In the context of a beta distribution, calculating probability often involves working with its cumulative distribution function (CDF). Let's focus on how this applies to our scenario. We want to find the probabilities that a specific proportion of time spent waiting in an emergency department exceeds or is less than a certain threshold. For a beta-distributed random variable like \( X \), with parameters \( \alpha = 10 \) and \( \beta = 1 \), the task is to determine probabilities such as \( P(X > 0.9) \) and \( P(X < 0.5) \).

• The probability \( P(X > 0.9) \) is equivalent to finding what percentage of data lies beyond the 0.9 mark.
• This is computed as \( 1 - F(0.9) \), where \( F(x) \) denotes the CDF of \( X \).
• The CDF for a beta distribution is usually computed using software due to its complexity.

Assuming computational assistance, we find \( P(X > 0.9) \approx 0.3487 \), meaning there is a 34.87% chance a random variable exceeds 0.9.
Similarly, to calculate \( P(X < 0.5) \), you directly use \( F(0.5) \), which gives \( P(X < 0.5) \approx 0.00098 \). This implies it is highly unlikely for the variable to be under 0.5, occurring in just 0.098% of cases.

When dealing with the beta distribution and probabilities, the cumulative distribution function (CDF) is a crucial tool. The CDF of a random variable \( X \) reflects the probability that \( X \) will take a value less than or equal to a specified number. In our case:

• The CDF allows us to determine \( P(X \leq 0.9) \), which we then use to find \( P(X > 0.9) \) as 1 minus this value.
• It simplifies the computation by accumulating probabilities up to the point of interest.
• For the beta distribution, the CDF is not simple to express analytically, hence the use of statistical software.

In calculating \( P(X < 0.5) \), the CDF \( F(0.5) \) directly gives us the probability without any transformations. Understanding and using the CDF can significantly ease probability calculations, especially in complex distributions like the beta.

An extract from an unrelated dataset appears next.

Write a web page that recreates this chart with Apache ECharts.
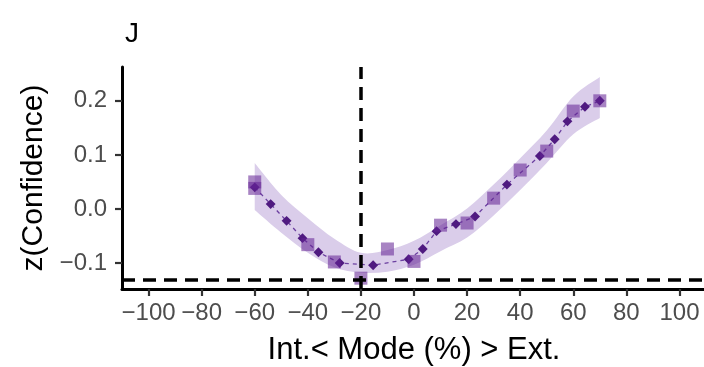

Understanding the mean and variance of a distribution helps us grasp its central tendency and dispersion. For the beta distribution:

• The mean \( \mu \) is the expected value, providing an idea of where the center of the data lies. It's calculated as \( \mu = \frac{\alpha}{\alpha + \beta} \).
• For \( \alpha = 10 \) and \( \beta = 1 \), \( \mu = \frac{10}{11} \approx 0.9091 \). This indicates that, on average, the proportion of waiting time is around 90.91%.
• Variance \( \sigma^2 \), on the other hand, measures the spread of the data about the mean and is given by \( \sigma^2 = \frac{\alpha\beta}{(\alpha + \beta)^2(\alpha + \beta + 1)} \).
• In our case, \( \sigma^2 = \frac{10}{1331} \approx 0.0075 \), signifying a relatively small spread, suggesting most values are near the mean.

Interpreting the mean and variance provides insight into the nature of the distribution. The high mean with the low variance implies that most waiting times are longer and closely packed around the mean value.